Roommate: Yes, that too.

This has nothing to do with what I’m about to post, but was necessary all the same.

Anyways, when I saw this recipe posted on reddit, I knew I had to try it.  I’m a sucker for a good dinner roll,  and many of those you can buy in stores are… sub par.

It’s a basic bread recipe, you should really just look at it if you want to do it because there’s some helpful tips and whatnot.

But it turned out fantastic.

It didn’t occur to me to take pictures until after they’d risen, but here they are pre-baking.

I was making them on Easter, but I think I can refrain from the usual “it is risen” pun…

 Here they are post-baking.

Looked delicious enough as it was, but there’s still one more step!

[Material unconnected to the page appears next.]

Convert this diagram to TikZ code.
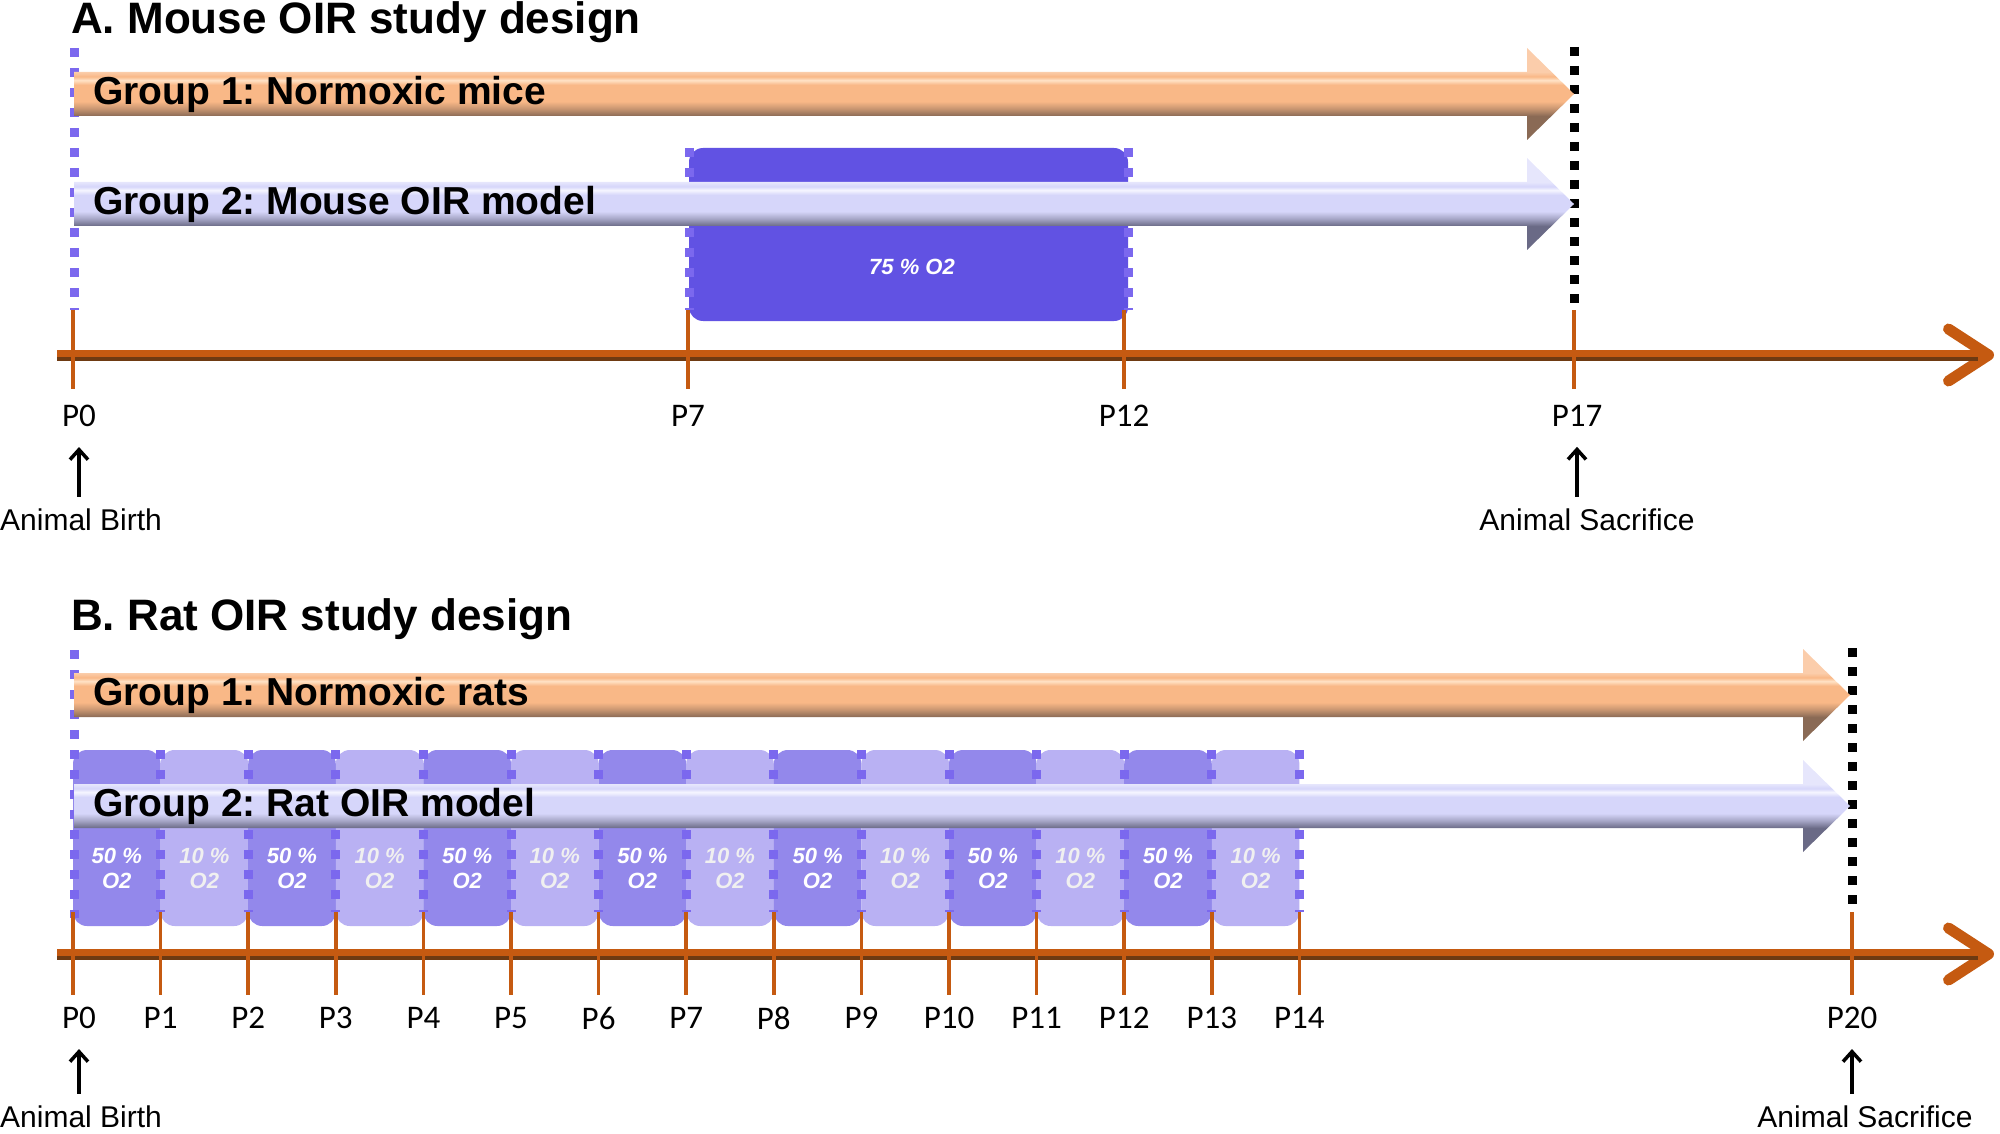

Here they are post dousing in butter!

I left out a couple of ingredients from the recipe because I didn’t have them (powdered milk and potato something), but they turned out delicious all the same.

Well loved by the Easter IV Potluck crowd, and definitely a keeper!

The Sourdough Starter that Couldn’t

I’ve been wanting to make a sourdough starter for a while.  I love me a good sourdough, and I’ve yet to make a bread that truly lives up to my expectations for what good bread should be.  I thought maybe I could pull it off with sourdough.

The plan had been to wait until I am home after graduation and then try it, but over spring break, I just couldn’t wait.

I’d done some research, and it didn’t look like a starter was that hard.  So I threw together some flour, water, and yeast, mixed it up, added more flour and water every day, and then… it started forming this weird liquid.  I stirred in the liquid and kept going.

Then I was browsing the bread subreddit, and someone was asking about their sourdough starter.  One comment was “if it forms a clear liquid, dump it off, and then keep feeding”.

“Oh, okay, I was wondering what to do about that” I responded.
“Yeah, it’s alcohol made from yeast dying” they told me.

Cool, my starter was making alcohol.

I poured it off and kept feeding.

It didn’t work.

I decided to make some bread with what starter I had available.  The bread looked great, if not a bit flat, but tasted… weird. 

As is often the case with my cooking, everyone around me loved it but I didn’t – It was bread, and it was good bread, but it didn’t taste right.

So I asked for help on the bread subreddit.  And I was told – you did it wrong.

You aren’t supposed to use yeast, they told me.  You should start over.  Maybe find a recipe that uses pineapple juice.  And don’t forget to discard half of it when you feed.  (Whoops.)

I found a recipe and added pineapple juice to it.  I bought some rye flour to start a stronger starter.  At first, it worked beautifully.  The rye starter began to overflow out of the jar.  Then I switched to all purpose flour, like my recipe said I should do.

And suddenly it started fermenting again.  No rise, just alcohol.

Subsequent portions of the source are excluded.